There’s less subtext to decode.
But differences within neurodivergence exist too —
autistic <> ADHD <> gifted <> dyslexic <> OCD <> trauma-affected brains
all have different relational rhythms.
Neurotypical ↔ Neurotypical
These conversations follow socially learned norms:
small talk, gradual depth, softer approach, implied meaning.
It’s not better — just patterned differently.
Neurodivergent ↔ Neurotypical
This is where most misunderstanding happens.
One person is speaking from clarity, the other from context.
One values directness, the other values diplomacy.
One processes internally, the other processes aloud.
One needs speed, the other needs pauses.
Without awareness, both walk away feeling judged or misunderstood.
But when both understand this layer?
Conversations don’t break — they finally make sense.
The Six Motivations Behind Why We Talk
With all these layers in mind, here are the motivations most people bring into conversation:
Belonging — wanting to fit or feel included
Certainty — wanting to be right or sound competent
Performance — proving understanding or avoiding mistakes
Validation — wanting to be seen or taken seriously
Avoidance — preventing conflict or emotional risk
Exploration — curiosity, insight, connection
Most tension in conversation happens when two people are speaking from different motives without realising it.
What This Changes
When you understand the layers — including the neurodivergent ones — the entire landscape of conversation shifts.
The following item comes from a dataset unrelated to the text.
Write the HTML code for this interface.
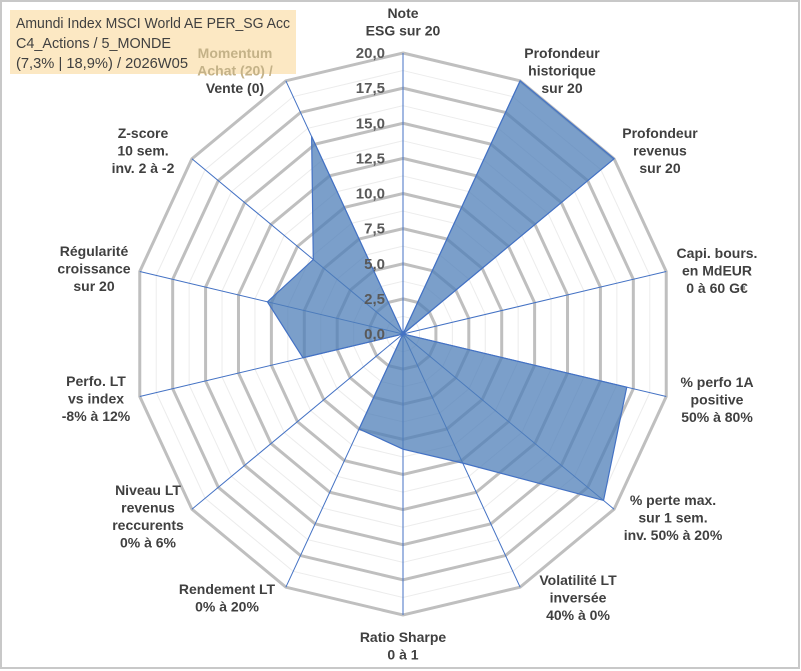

You stop reacting to the mask and start connecting with the person.
You hear the emotion beneath the defence.
You see the need beneath the intensity.
You understand the context beneath the conflict.
And that is where real understanding begins.
The Heart of Calm & Change
Conversation is not just communication.
It’s how we build clarity, trust, emotional steadiness, and connection.
When conversations deepen, understanding deepens.
And when understanding deepens, calm and change follow.